• **Material**
☆ ☆ ☆ ☆ ☆ ☆ ☆

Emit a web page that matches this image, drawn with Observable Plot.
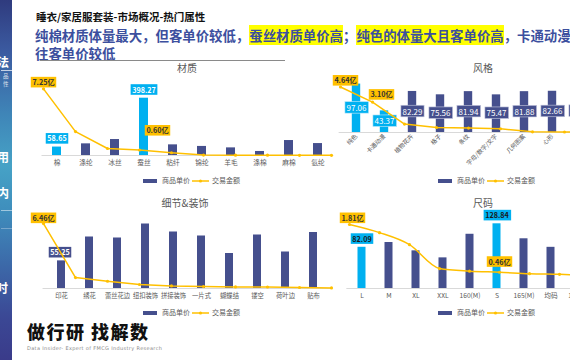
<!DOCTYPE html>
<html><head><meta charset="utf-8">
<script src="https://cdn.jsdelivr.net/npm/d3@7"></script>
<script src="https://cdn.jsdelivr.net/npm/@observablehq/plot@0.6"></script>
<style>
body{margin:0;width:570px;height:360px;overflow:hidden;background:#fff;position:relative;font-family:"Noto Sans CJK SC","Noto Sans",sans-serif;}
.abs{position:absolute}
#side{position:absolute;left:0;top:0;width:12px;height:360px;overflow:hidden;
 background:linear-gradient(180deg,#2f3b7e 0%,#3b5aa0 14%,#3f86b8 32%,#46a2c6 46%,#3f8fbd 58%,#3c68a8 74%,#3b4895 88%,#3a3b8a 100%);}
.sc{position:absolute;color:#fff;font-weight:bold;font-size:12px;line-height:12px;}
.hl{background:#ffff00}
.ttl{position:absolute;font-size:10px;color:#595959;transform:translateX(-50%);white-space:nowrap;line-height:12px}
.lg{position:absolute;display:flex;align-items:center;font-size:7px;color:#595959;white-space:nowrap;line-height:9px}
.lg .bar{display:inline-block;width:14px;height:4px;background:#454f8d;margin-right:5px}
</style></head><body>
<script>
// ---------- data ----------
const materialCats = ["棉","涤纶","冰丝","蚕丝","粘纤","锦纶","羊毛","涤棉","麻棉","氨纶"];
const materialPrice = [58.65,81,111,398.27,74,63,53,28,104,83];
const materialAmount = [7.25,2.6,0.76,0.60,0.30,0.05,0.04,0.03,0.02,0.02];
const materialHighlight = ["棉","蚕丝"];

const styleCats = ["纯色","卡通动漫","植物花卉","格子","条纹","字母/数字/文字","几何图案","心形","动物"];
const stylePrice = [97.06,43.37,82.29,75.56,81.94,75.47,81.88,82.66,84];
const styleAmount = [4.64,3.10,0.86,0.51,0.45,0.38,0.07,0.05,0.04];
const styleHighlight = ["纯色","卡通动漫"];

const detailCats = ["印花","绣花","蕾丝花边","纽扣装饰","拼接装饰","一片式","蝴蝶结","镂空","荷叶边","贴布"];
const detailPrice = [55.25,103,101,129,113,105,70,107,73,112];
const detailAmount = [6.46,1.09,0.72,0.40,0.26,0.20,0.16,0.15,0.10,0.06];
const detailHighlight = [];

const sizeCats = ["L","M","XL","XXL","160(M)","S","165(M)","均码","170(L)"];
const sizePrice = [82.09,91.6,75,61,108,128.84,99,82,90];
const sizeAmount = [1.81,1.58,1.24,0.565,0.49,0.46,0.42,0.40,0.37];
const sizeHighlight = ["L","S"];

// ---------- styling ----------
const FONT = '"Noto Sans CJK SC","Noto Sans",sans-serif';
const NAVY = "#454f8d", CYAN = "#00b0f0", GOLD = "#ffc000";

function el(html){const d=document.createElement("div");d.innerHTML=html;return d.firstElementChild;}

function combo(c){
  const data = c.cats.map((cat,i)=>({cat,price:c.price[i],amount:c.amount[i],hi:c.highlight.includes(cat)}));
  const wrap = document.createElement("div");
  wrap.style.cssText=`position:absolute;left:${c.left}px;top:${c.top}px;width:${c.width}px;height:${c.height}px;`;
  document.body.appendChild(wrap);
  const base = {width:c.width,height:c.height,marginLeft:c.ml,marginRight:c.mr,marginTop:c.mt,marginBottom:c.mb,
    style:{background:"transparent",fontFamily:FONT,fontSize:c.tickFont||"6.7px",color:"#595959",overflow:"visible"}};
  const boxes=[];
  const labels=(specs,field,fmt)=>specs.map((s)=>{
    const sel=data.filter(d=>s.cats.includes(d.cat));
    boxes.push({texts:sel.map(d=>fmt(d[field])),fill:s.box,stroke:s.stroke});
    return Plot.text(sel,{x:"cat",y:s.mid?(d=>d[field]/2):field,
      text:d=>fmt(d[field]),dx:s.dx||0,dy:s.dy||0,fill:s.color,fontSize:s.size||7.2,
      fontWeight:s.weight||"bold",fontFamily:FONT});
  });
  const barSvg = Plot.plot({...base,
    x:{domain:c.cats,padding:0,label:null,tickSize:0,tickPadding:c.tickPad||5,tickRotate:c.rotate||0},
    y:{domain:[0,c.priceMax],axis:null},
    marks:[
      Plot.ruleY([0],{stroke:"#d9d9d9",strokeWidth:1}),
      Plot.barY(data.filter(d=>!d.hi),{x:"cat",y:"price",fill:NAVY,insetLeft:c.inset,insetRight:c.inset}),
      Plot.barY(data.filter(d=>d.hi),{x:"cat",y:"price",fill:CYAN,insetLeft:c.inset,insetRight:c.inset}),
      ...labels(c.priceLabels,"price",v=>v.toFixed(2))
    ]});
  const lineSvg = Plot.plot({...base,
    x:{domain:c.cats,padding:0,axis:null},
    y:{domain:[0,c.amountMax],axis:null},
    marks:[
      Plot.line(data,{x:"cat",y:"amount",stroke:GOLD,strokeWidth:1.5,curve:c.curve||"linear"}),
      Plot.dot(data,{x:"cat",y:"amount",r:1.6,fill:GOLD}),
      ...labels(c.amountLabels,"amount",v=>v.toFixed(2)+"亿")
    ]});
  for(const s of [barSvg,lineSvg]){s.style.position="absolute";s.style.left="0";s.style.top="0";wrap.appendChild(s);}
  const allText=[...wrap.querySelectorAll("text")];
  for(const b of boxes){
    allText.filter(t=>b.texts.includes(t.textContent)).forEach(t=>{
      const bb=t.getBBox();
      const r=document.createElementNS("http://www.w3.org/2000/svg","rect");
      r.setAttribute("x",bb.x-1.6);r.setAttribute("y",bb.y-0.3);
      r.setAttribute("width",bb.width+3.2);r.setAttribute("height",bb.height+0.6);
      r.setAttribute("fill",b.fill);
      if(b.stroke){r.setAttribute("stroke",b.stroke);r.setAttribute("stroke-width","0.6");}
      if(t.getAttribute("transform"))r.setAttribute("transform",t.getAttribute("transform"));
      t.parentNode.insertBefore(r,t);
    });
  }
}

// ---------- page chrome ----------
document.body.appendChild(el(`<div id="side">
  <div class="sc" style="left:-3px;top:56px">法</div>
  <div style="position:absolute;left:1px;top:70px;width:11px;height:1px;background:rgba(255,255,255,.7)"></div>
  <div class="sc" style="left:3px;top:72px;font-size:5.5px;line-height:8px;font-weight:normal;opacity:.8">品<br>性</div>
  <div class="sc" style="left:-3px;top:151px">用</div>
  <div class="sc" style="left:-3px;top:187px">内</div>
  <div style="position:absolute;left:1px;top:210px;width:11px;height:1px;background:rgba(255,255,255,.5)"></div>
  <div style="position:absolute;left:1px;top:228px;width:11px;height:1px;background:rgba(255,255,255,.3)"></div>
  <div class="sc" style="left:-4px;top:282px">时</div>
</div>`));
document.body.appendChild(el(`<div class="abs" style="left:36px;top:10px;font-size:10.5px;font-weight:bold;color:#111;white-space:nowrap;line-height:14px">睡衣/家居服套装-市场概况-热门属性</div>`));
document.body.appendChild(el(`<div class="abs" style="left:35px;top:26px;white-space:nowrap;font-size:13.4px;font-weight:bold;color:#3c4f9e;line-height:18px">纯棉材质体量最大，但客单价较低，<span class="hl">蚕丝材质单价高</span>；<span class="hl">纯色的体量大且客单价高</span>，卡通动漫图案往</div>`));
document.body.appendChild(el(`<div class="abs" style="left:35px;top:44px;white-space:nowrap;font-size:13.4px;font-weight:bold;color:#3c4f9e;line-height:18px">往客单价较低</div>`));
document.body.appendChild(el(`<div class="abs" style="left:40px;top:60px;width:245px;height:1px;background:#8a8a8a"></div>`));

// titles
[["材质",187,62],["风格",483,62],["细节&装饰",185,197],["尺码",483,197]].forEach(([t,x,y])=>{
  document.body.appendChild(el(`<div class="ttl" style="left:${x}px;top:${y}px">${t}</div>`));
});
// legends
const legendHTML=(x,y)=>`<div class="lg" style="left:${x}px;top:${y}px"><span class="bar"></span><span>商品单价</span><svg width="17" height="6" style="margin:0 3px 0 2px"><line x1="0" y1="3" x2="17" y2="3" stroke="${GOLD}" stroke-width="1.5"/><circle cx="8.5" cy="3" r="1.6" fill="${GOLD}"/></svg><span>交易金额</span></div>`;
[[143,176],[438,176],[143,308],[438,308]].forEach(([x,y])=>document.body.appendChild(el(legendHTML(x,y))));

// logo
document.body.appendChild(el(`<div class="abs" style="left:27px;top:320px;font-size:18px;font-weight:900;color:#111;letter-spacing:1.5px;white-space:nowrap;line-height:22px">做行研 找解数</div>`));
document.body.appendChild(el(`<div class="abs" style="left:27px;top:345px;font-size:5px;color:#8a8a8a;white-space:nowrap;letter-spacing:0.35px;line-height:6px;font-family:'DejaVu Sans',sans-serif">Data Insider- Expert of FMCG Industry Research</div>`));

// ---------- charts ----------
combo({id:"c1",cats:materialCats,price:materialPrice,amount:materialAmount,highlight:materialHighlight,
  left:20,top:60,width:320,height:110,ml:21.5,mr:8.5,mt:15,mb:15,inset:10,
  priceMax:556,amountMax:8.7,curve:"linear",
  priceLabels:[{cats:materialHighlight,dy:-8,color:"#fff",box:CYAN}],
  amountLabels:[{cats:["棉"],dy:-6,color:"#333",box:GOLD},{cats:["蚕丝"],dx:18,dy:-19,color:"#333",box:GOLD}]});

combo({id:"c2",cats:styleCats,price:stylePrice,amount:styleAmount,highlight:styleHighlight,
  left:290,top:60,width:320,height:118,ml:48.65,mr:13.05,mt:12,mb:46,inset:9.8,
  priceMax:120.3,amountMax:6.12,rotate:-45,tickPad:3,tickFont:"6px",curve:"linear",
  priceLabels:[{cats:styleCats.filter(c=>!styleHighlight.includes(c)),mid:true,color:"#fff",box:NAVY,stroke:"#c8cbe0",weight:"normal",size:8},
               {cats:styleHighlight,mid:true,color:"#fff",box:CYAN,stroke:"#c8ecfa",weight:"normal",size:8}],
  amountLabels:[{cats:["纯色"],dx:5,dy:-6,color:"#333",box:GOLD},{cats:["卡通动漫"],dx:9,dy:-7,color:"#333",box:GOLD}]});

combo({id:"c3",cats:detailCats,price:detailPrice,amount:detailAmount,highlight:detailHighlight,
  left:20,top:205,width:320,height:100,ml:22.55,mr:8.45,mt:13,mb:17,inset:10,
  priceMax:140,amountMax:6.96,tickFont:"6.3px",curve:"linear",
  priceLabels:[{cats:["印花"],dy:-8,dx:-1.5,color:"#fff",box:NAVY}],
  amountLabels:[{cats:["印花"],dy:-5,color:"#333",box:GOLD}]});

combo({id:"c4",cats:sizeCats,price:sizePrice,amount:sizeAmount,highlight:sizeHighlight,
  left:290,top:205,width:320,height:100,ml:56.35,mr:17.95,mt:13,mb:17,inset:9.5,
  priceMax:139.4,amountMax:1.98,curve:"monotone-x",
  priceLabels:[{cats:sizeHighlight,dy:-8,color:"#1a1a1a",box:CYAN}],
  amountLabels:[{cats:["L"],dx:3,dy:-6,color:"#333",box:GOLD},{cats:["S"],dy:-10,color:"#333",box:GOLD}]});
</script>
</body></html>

☆ ☆ ☆ ☆ ☆ ☆ ☆

• **To do**
Exactly as written, please give again the lines from the beginning of the listing through the line containing "const detailHighlight = [];", inclusive, without any pictures.

• **Worked answer**
Emit a web page that matches this image, drawn with Observable Plot.
<!DOCTYPE html>
<html><head><meta charset="utf-8">
<script src="https://cdn.jsdelivr.net/npm/d3@7"></script>
<script src="https://cdn.jsdelivr.net/npm/@observablehq/plot@0.6"></script>
<style>
body{margin:0;width:570px;height:360px;overflow:hidden;background:#fff;position:relative;font-family:"Noto Sans CJK SC","Noto Sans",sans-serif;}
.abs{position:absolute}
#side{position:absolute;left:0;top:0;width:12px;height:360px;overflow:hidden;
 background:linear-gradient(180deg,#2f3b7e 0%,#3b5aa0 14%,#3f86b8 32%,#46a2c6 46%,#3f8fbd 58%,#3c68a8 74%,#3b4895 88%,#3a3b8a 100%);}
.sc{position:absolute;color:#fff;font-weight:bold;font-size:12px;line-height:12px;}
.hl{background:#ffff00}
.ttl{position:absolute;font-size:10px;color:#595959;transform:translateX(-50%);white-space:nowrap;line-height:12px}
.lg{position:absolute;display:flex;align-items:center;font-size:7px;color:#595959;white-space:nowrap;line-height:9px}
.lg .bar{display:inline-block;width:14px;height:4px;background:#454f8d;margin-right:5px}
</style></head><body>
<script>
// ---------- data ----------
const materialCats = ["棉","涤纶","冰丝","蚕丝","粘纤","锦纶","羊毛","涤棉","麻棉","氨纶"];
const materialPrice = [58.65,81,111,398.27,74,63,53,28,104,83];
const materialAmount = [7.25,2.6,0.76,0.60,0.30,0.05,0.04,0.03,0.02,0.02];
const materialHighlight = ["棉","蚕丝"];

const styleCats = ["纯色","卡通动漫","植物花卉","格子","条纹","字母/数字/文字","几何图案","心形","动物"];
const stylePrice = [97.06,43.37,82.29,75.56,81.94,75.47,81.88,82.66,84];
const styleAmount = [4.64,3.10,0.86,0.51,0.45,0.38,0.07,0.05,0.04];
const styleHighlight = ["纯色","卡通动漫"];

const detailCats = ["印花","绣花","蕾丝花边","纽扣装饰","拼接装饰","一片式","蝴蝶结","镂空","荷叶边","贴布"];
const detailPrice = [55.25,103,101,129,113,105,70,107,73,112];
const detailAmount = [6.46,1.09,0.72,0.40,0.26,0.20,0.16,0.15,0.10,0.06];
const detailHighlight = [];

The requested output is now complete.